Design and the telling of stories are practices that are not often thought of in the same category; but together with colleagues at eca and Napier University I am pursuing a number of projects that explore the relationship between these two creative practices.

Through a series of papers I have explored the scripting of products and lifestyles, products as props, plot devices, and dramatic product genres, investigating how Product Designers embed future narratives in the products they design. Users and consumers find themselves the unwitting stars of a 'Filmic Narrative' devised by an unseen director: the designer.

These explorations of the ways in which form follows fiction challenge the old stories that are told about design, in which more deterministic conception of programme, function, or construction hold sway over design. They aim, cumulatively, to construct a new narrative for the design process (and product) that engages more fully with things and spaces as we actually experience and make them.
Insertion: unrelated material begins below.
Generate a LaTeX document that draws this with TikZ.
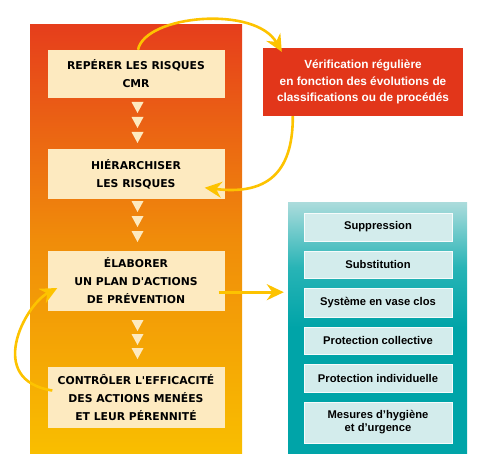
\documentclass[tikz,border=0pt]{standalone}
\usepackage{fontspec}
\setmainfont{Liberation Sans}
\newfontfamily\capsfont{DejaVu Sans}
\usepackage{xcolor}
\usetikzlibrary{positioning,arrows.meta}
\definecolor{cream}{HTML}{FDEAC0}
\definecolor{redv}{HTML}{E2361A}
\definecolor{gold}{HTML}{FDC300}
\definecolor{tealbox}{HTML}{D3ECEC}
\definecolor{otop}{HTML}{E63E1C}
\definecolor{omid}{HTML}{F08C0A}
\definecolor{obot}{HTML}{F9BE00}
\definecolor{ttop}{HTML}{ACDCDC}
\definecolor{tmid}{HTML}{28B4B6}
\definecolor{tbot}{HTML}{00A4A8}
\pgfdeclareverticalshading{orangeramp}{100bp}{color(0bp)=(obot); color(25bp)=(obot); color(50bp)=(omid); color(75bp)=(otop); color(100bp)=(otop)}
\pgfdeclareverticalshading{tealramp}{100bp}{color(0bp)=(tbot); color(25bp)=(tbot); color(50bp)=(tbot); color(62bp)=(tmid); color(75bp)=(ttop); color(100bp)=(ttop)}

\begin{document}
\begin{tikzpicture}[x=1pt,y=-1pt,
    stepbox/.style={fill=cream,minimum width=177pt,align=center,
        font=\capsfont\bfseries\fontsize{10.8}{18}\selectfont},
    mesure/.style={fill=tealbox,draw=white!80!tealbox,line width=0.8pt,
        minimum width=148pt,align=center,
        font=\bfseries\fontsize{11.2}{13}\selectfont},
    loop/.style={gold,line width=2.6pt,-{Stealth[length=17pt,width=16pt]}}]
    \useasboundingbox (0,0) rectangle (482,468);
    \node[shading=orangeramp,minimum width=212pt,minimum height=428pt] (O) at (136,239) {};
    \node[stepbox,minimum height=48pt] (A) at (136,74) {REPÉRER LES RISQUES\\CMR};
    \node[stepbox,minimum height=49pt] (B) at (136,174) {HIÉRARCHISER\\LES RISQUES};
    \node[stepbox,minimum height=60pt] (C) at (136,281) {ÉLABORER\\UN PLAN D\textquotesingle ACTIONS\\DE PRÉVENTION};
    \node[stepbox,minimum height=61pt] (D) at (136,397.5) {CONTRÔLER L\textquotesingle EFFICACITÉ\\DES ACTIONS MENÉES\\ET LEUR PÉRENNITÉ};
    \foreach \y in {102,117,132,201,216,231,320,334,348}
        \fill[cream] (131.5,\y) -- (143.5,\y) -- (137.5,\y+11) -- cycle;
    \node[fill=redv,text=white,minimum width=200pt,minimum height=68pt,align=center,
        font=\bfseries\fontsize{11.8}{16.5}\selectfont] (V) at (363,82)
        {Vérification régulière\\en fonction des évolutions de\\classifications ou de procédés};
    \node[shading=tealramp,minimum width=179pt,minimum height=251pt] (T) at (377.5,327.5) {};
    \node[mesure,minimum height=28pt] (S1) at (378,227) {Suppression};
    \node[mesure,minimum height=27pt] (S2) at (378,264.5) {Substitution};
    \node[mesure,minimum height=29pt] (S3) at (378,302.5) {Système en vase clos};
    \node[mesure,minimum height=27pt] (S4) at (378,340.5) {Protection collective};
    \node[mesure,minimum height=28pt] (S5) at (378,378) {Protection individuelle};
    \node[mesure,minimum height=41pt] (S6) at (378,422.5) {Mesures d’hygiène\\et d’urgence};
    \coordinate (A1) at ([xshift=2pt]A.north);
    \coordinate (V1) at ([shift={(19pt,-4pt)}]V.north west);
    \coordinate (V2) at ([xshift=30pt]V.south west);
    \coordinate (B1) at ([shift={(-20pt,11pt)}]B.south east);
    \coordinate (C1) at ([shift={(-6pt,19pt)}]C.south east);
    \coordinate (D1) at ([shift={(5pt,7pt)}]D.west);
    \coordinate (C2) at ([shift={(10pt,-7pt)}]C.west);
    \draw[loop] (A1) .. controls (145,15) and (255,5) .. (V1);
    \draw[loop] (V2) .. controls (293,175) and (265,195) .. (B1);
    \draw[loop,shorten >=4pt] (C1) -- (C1 -| T.west);
    \draw[loop] (D1) .. controls (-15,380) and (25,305) .. (C2);
\end{tikzpicture}
\end{document}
My colleague Ed Hollis and I have been commissioned to design and curate 'Form Follows Fiction Follows Form: A Cycle of Tales about Things, Spaces and Places' . This event to be held at the Scottish Storytelling Centre in May and June 2007 will aim to break out of the traditional modes of design exhibition and reveal design discourses to the general public. This is done through the disarmingly simple and accessible medium of the story bringing something of the spontaneity and sense of occasion of the Edinburgh Festival Fringe to the Six Cities Design festival. The exhibition will be accompanied by a publication edited by Alex Milton and Ed Hollis.